_What to produce_: In the records below, work out how many lines hold the word "chart". Report the number alone.

-- -- --

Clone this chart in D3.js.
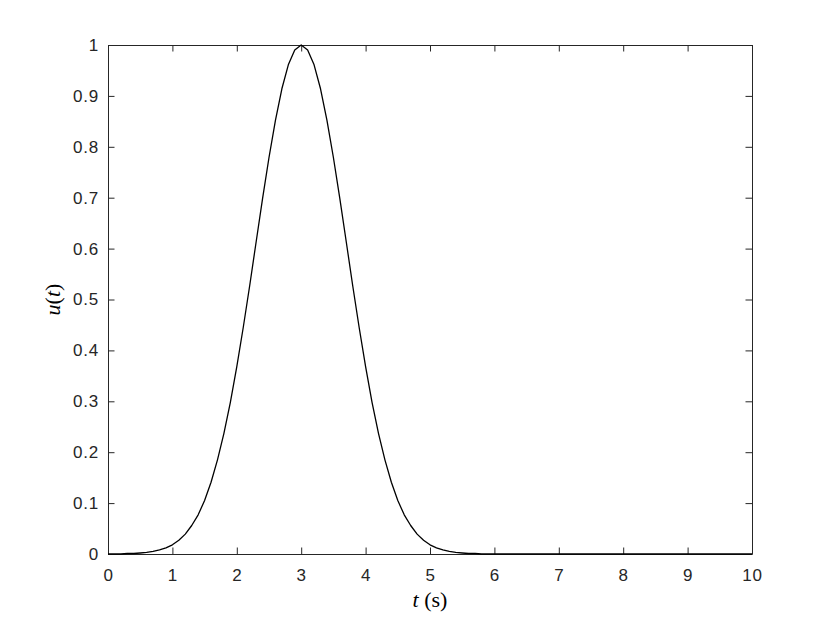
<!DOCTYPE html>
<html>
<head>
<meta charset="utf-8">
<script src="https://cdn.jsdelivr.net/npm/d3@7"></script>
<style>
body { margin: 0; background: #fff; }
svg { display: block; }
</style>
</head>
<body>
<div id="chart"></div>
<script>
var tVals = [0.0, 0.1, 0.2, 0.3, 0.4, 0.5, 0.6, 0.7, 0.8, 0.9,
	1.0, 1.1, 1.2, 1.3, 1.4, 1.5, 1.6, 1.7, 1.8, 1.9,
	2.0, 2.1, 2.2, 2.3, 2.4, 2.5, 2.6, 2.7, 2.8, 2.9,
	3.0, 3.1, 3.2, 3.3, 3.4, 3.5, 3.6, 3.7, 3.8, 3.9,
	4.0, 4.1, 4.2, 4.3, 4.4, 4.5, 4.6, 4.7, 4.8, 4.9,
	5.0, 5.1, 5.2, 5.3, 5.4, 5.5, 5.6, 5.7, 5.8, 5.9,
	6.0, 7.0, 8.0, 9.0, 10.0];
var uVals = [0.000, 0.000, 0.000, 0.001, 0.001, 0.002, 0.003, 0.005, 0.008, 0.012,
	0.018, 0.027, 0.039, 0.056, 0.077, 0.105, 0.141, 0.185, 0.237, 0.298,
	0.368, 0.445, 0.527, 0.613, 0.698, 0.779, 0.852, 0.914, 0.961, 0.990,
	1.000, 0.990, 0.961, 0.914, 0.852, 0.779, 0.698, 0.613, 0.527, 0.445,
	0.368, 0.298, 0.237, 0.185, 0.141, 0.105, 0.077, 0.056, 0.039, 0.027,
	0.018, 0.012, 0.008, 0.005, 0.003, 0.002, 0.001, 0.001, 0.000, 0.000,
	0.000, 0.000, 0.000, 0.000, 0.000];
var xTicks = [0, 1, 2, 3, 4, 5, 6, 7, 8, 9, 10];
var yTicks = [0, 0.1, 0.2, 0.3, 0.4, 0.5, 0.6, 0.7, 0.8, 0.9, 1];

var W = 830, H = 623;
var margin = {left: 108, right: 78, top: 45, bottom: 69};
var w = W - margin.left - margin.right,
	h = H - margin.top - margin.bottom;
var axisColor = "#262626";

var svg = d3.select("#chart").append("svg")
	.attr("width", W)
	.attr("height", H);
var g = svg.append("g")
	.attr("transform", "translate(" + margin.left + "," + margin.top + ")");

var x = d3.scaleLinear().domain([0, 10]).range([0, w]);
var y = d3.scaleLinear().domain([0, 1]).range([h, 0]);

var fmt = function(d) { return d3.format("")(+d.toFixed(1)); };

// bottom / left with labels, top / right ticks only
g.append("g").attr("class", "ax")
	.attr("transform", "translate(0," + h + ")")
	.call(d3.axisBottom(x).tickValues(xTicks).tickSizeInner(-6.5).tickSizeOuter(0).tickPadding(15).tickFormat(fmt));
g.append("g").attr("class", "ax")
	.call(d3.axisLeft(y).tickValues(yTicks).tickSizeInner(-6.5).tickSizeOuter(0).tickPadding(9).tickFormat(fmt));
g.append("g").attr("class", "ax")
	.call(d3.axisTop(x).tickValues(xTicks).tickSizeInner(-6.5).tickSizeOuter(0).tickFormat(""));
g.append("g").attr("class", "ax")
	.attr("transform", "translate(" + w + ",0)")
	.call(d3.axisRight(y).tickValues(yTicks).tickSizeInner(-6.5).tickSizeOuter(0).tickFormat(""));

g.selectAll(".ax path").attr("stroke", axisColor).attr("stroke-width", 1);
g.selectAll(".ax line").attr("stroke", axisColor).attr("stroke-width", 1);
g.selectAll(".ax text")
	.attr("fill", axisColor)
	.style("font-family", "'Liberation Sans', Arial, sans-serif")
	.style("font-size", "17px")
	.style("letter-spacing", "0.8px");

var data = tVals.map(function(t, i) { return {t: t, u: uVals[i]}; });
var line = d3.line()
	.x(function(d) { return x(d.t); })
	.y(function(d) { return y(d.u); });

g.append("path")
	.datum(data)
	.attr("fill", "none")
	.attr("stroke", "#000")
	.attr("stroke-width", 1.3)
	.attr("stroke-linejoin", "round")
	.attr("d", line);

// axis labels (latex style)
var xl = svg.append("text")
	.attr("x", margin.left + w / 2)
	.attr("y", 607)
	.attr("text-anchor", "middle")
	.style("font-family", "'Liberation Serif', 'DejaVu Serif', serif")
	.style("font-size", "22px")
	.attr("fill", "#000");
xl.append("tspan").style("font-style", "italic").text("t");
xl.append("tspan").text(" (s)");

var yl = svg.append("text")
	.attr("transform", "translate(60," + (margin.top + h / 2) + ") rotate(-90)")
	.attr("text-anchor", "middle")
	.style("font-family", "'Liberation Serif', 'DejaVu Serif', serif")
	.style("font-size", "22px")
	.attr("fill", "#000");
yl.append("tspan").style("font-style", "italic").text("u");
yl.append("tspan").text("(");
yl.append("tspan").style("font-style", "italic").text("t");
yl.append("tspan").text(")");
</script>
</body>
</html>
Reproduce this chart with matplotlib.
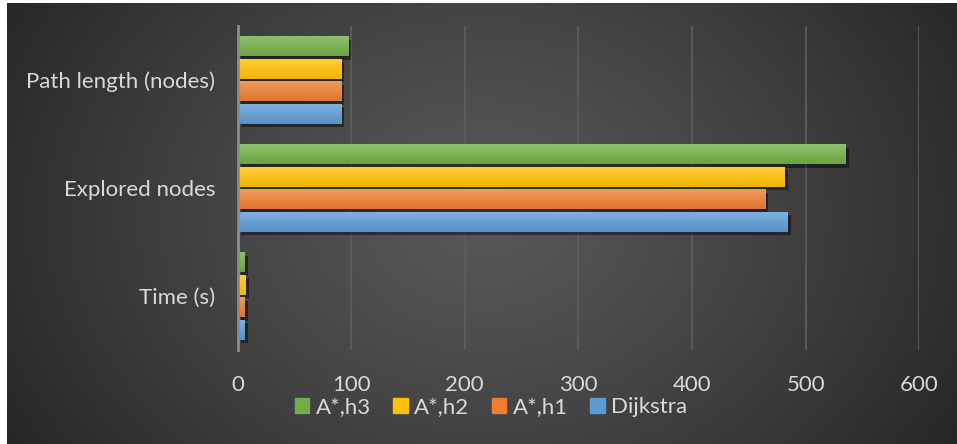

-- -- --

_Result_: 4